__EXERCISE__.
Quote all of the data that follows exactly as written, skipping the images.

----------------------------------------

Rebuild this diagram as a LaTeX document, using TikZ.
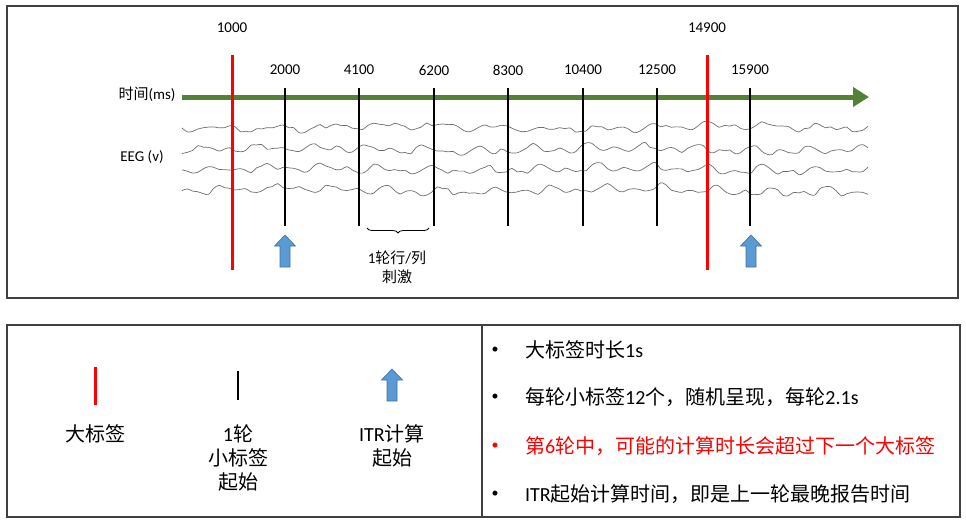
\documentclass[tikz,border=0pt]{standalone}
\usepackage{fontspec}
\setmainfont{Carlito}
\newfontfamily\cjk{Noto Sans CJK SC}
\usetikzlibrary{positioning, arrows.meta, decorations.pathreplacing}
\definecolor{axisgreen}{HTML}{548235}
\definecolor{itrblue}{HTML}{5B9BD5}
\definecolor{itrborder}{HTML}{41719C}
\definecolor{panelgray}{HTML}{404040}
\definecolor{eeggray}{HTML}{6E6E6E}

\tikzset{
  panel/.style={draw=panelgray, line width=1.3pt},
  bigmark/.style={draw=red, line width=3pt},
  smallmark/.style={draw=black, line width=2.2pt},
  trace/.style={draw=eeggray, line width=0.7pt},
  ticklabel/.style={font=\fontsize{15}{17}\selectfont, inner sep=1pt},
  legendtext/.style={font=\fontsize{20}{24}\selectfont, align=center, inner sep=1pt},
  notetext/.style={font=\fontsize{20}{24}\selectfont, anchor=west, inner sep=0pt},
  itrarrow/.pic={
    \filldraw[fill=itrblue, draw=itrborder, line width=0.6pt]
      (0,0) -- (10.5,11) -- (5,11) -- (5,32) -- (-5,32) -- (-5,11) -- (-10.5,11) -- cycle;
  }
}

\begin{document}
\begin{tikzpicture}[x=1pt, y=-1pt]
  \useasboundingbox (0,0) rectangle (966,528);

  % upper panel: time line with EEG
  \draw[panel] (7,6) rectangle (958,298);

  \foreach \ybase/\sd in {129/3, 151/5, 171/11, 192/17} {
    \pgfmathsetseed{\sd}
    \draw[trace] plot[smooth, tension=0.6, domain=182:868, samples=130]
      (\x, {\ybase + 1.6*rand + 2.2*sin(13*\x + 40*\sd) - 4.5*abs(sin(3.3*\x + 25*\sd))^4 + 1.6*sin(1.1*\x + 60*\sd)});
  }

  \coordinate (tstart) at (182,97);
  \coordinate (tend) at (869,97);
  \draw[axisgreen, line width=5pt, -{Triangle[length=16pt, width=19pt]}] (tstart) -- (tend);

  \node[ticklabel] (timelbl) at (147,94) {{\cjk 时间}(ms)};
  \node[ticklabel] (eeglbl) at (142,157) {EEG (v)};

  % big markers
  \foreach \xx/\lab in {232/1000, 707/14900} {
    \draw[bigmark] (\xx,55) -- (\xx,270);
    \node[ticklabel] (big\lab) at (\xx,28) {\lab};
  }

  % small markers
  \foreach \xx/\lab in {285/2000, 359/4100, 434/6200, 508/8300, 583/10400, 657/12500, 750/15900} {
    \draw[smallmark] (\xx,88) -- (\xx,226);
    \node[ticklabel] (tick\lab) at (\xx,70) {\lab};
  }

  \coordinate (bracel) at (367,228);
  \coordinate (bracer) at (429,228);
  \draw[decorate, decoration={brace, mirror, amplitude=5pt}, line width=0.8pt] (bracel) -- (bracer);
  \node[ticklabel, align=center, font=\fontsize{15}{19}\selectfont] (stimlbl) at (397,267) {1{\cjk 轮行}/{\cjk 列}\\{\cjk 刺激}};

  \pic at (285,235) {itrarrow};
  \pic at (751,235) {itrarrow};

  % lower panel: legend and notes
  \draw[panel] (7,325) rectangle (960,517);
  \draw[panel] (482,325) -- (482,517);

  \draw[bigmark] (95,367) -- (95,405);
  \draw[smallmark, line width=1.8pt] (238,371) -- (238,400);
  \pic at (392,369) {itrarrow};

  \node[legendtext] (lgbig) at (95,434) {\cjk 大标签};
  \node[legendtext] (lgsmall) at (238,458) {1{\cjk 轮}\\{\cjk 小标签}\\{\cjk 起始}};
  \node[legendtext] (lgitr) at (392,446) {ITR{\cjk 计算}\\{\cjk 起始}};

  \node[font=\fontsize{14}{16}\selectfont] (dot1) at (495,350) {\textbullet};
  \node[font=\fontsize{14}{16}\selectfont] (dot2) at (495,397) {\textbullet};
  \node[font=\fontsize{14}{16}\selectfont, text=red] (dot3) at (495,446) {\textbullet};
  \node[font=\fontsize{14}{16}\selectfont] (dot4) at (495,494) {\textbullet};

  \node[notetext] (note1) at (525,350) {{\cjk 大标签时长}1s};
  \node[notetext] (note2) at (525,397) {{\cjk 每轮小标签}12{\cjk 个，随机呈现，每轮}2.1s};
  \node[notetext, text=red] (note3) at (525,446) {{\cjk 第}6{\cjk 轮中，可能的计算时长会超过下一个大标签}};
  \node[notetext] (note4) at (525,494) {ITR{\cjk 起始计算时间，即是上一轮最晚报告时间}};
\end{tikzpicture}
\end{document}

----------------------------------------

__RESPONSE FOR THIS EXERCISE__.
Rebuild this diagram as a LaTeX document, using TikZ.
\documentclass[tikz,border=0pt]{standalone}
\usepackage{fontspec}
\setmainfont{Carlito}
\newfontfamily\cjk{Noto Sans CJK SC}
\usetikzlibrary{positioning, arrows.meta, decorations.pathreplacing}
\definecolor{axisgreen}{HTML}{548235}
\definecolor{itrblue}{HTML}{5B9BD5}
\definecolor{itrborder}{HTML}{41719C}
\definecolor{panelgray}{HTML}{404040}
\definecolor{eeggray}{HTML}{6E6E6E}

\tikzset{
  panel/.style={draw=panelgray, line width=1.3pt},
  bigmark/.style={draw=red, line width=3pt},
  smallmark/.style={draw=black, line width=2.2pt},
  trace/.style={draw=eeggray, line width=0.7pt},
  ticklabel/.style={font=\fontsize{15}{17}\selectfont, inner sep=1pt},
  legendtext/.style={font=\fontsize{20}{24}\selectfont, align=center, inner sep=1pt},
  notetext/.style={font=\fontsize{20}{24}\selectfont, anchor=west, inner sep=0pt},
  itrarrow/.pic={
    \filldraw[fill=itrblue, draw=itrborder, line width=0.6pt]
      (0,0) -- (10.5,11) -- (5,11) -- (5,32) -- (-5,32) -- (-5,11) -- (-10.5,11) -- cycle;
  }
}

\begin{document}
\begin{tikzpicture}[x=1pt, y=-1pt]
  \useasboundingbox (0,0) rectangle (966,528);

  % upper panel: time line with EEG
  \draw[panel] (7,6) rectangle (958,298);

  \foreach \ybase/\sd in {129/3, 151/5, 171/11, 192/17} {
    \pgfmathsetseed{\sd}
    \draw[trace] plot[smooth, tension=0.6, domain=182:868, samples=130]
      (\x, {\ybase + 1.6*rand + 2.2*sin(13*\x + 40*\sd) - 4.5*abs(sin(3.3*\x + 25*\sd))^4 + 1.6*sin(1.1*\x + 60*\sd)});
  }

  \coordinate (tstart) at (182,97);
  \coordinate (tend) at (869,97);
  \draw[axisgreen, line width=5pt, -{Triangle[length=16pt, width=19pt]}] (tstart) -- (tend);

  \node[ticklabel] (timelbl) at (147,94) {{\cjk 时间}(ms)};
  \node[ticklabel] (eeglbl) at (142,157) {EEG (v)};

  % big markers
  \foreach \xx/\lab in {232/1000, 707/14900} {
    \draw[bigmark] (\xx,55) -- (\xx,270);
    \node[ticklabel] (big\lab) at (\xx,28) {\lab};
  }

  % small markers
  \foreach \xx/\lab in {285/2000, 359/4100, 434/6200, 508/8300, 583/10400, 657/12500, 750/15900} {
    \draw[smallmark] (\xx,88) -- (\xx,226);
    \node[ticklabel] (tick\lab) at (\xx,70) {\lab};
  }

  \coordinate (bracel) at (367,228);
  \coordinate (bracer) at (429,228);
  \draw[decorate, decoration={brace, mirror, amplitude=5pt}, line width=0.8pt] (bracel) -- (bracer);
  \node[ticklabel, align=center, font=\fontsize{15}{19}\selectfont] (stimlbl) at (397,267) {1{\cjk 轮行}/{\cjk 列}\\{\cjk 刺激}};

  \pic at (285,235) {itrarrow};
  \pic at (751,235) {itrarrow};

  % lower panel: legend and notes
  \draw[panel] (7,325) rectangle (960,517);
  \draw[panel] (482,325) -- (482,517);

  \draw[bigmark] (95,367) -- (95,405);
  \draw[smallmark, line width=1.8pt] (238,371) -- (238,400);
  \pic at (392,369) {itrarrow};

  \node[legendtext] (lgbig) at (95,434) {\cjk 大标签};
  \node[legendtext] (lgsmall) at (238,458) {1{\cjk 轮}\\{\cjk 小标签}\\{\cjk 起始}};
  \node[legendtext] (lgitr) at (392,446) {ITR{\cjk 计算}\\{\cjk 起始}};

  \node[font=\fontsize{14}{16}\selectfont] (dot1) at (495,350) {\textbullet};
  \node[font=\fontsize{14}{16}\selectfont] (dot2) at (495,397) {\textbullet};
  \node[font=\fontsize{14}{16}\selectfont, text=red] (dot3) at (495,446) {\textbullet};
  \node[font=\fontsize{14}{16}\selectfont] (dot4) at (495,494) {\textbullet};

  \node[notetext] (note1) at (525,350) {{\cjk 大标签时长}1s};
  \node[notetext] (note2) at (525,397) {{\cjk 每轮小标签}12{\cjk 个，随机呈现，每轮}2.1s};
  \node[notetext, text=red] (note3) at (525,446) {{\cjk 第}6{\cjk 轮中，可能的计算时长会超过下一个大标签}};
  \node[notetext] (note4) at (525,494) {ITR{\cjk 起始计算时间，即是上一轮最晚报告时间}};
\end{tikzpicture}
\end{document}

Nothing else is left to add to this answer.